Budget Priorities and Concerns​

The 2024-25 budget, totaling 18.87 trillion rupees ($68 billion USD), prioritizes defense spending, with a 17% increase compared to the previous year. However, the complete absence of any allocation for minority welfare has been met with condemnation from minority leaders and human rights advocates.

The budget does include an increased allocation of 1,861 million rupees for the Ministry of Religious Affairs and Interfaith Harmony, primarily to cover the expenses of Hajj pilgrims traveling to Mecca. Yet, the absence of funds specifically earmarked for the welfare of religious minorities raises questions about the government's commitment to inclusivity and equal treatment for all its citizens.


Impact on Minority Communities​

Minority leaders have emphasized the potential negative impact of this decision on vulnerable communities, particularly students who rely on scholarships and financial support for educational and religious purposes.
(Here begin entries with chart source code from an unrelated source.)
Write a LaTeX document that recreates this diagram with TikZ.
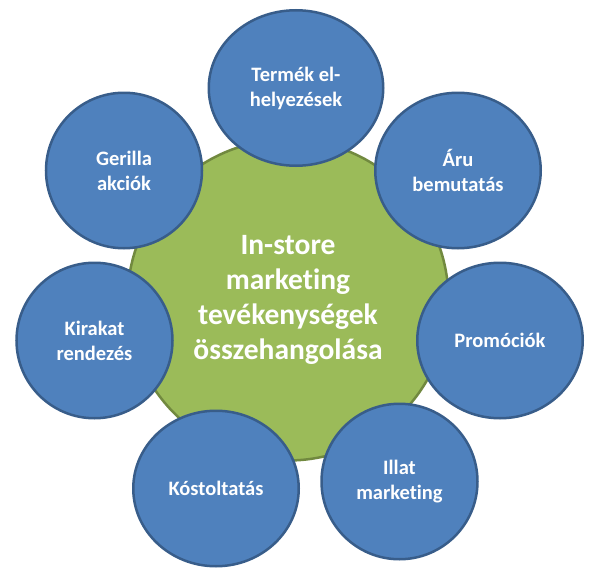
\documentclass[tikz,border=0pt]{standalone}
\usepackage{fontspec}
\setmainfont{Carlito}[Ligatures=NoCommon]
\usetikzlibrary{shapes.geometric}
\definecolor{bluefill}{HTML}{4F81BD}
\definecolor{blueline}{HTML}{385D8A}
\definecolor{greenfill}{HTML}{9BBB59}
\definecolor{greenline}{HTML}{71893F}
\begin{document}
\begin{tikzpicture}[x=1pt,y=-1pt,
  hub/.style={ellipse, fill=greenfill, draw=greenline, line width=2.5pt, inner sep=0pt,
    text=white, font=\bfseries\fontsize{29.5}{35}\selectfont, align=center},
  sat/.style={ellipse, fill=bluefill, draw=blueline, line width=2.5pt, inner sep=0pt,
    text=white, font=\bfseries\fontsize{20.5}{25}\selectfont, align=center,
    minimum height=155.5pt},
  satw/.style={sat, minimum width=165.5pt},
  satn/.style={sat, minimum width=156pt}]
\useasboundingbox (0,0) rectangle (606,570);
\node[hub, minimum width=321pt, minimum height=321pt] (hub) at (288,300)
  {In-store\\marketing\\tevékenységek\\összehangolása};
\node[sat, minimum width=174.5pt] (termek) at (296,88) {Termék el-\\helyezések};
\node[satw] (aru) at (458,170.5) {Áru\\bemutatás};
\node[satw] (promo) at (500,340.5) {Promóciók};
\node[satn] (illat) at (399.5,481.5) {Illat\\marketing};
\node[satw] (kostol) at (216,488.5) {Kóstoltatás};
\node[satn] (kirakat) at (94.5,340.5) {Kirakat\\rendezés};
\node[satn] (gerilla) at (124,170.5) {Gerilla\\akciók};
\end{tikzpicture}
\end{document}
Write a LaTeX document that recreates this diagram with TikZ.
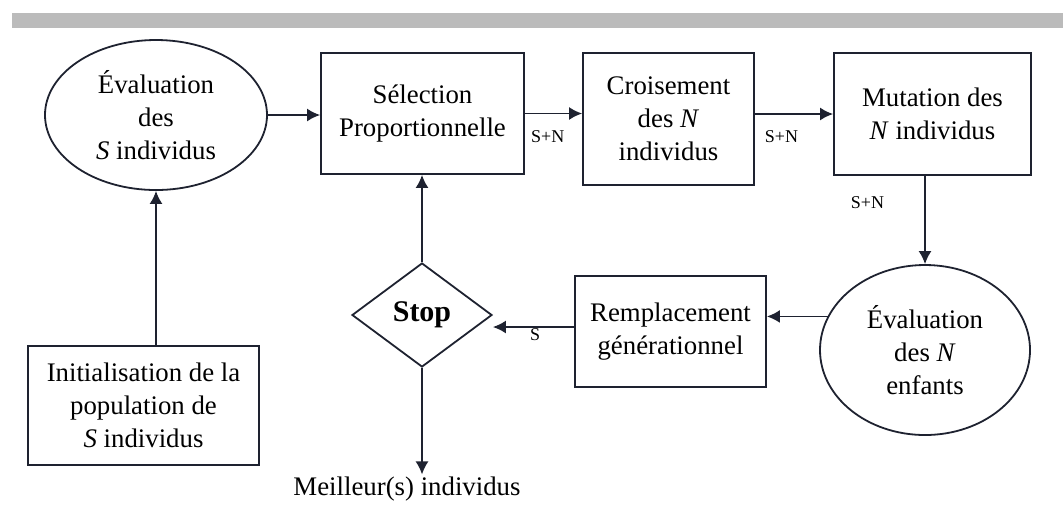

The lack of government funding could exacerbate existing challenges faced by religious minorities, including limited access to education and employment opportunities.


Historical Context and Advocacy​

Pakistan has a history of establishing and dismantling ministries dedicated to minority affairs, reflecting the complex and often contentious relationship between the state and its religious minorities. While the constitution guarantees equal rights for all citizens regardless of religion, minority communities continue to face discrimination and marginalization.

Minority leaders and human rights organizations are calling on the government to reconsider its decision and reinstate funding for the welfare of religious minorities. They argue that such support is crucial for promoting social cohesion, protecting the rights of minorities, and ensuring their full participation in Pakistani society.

Additional Information​

According to open-source data, the literacy rate among religious minorities in Pakistan is significantly lower than the national average, with only 34% of Christians being literate and even fewer pursuing university education. This disparity underscores the importance of targeted support for educational initiatives within minority communities.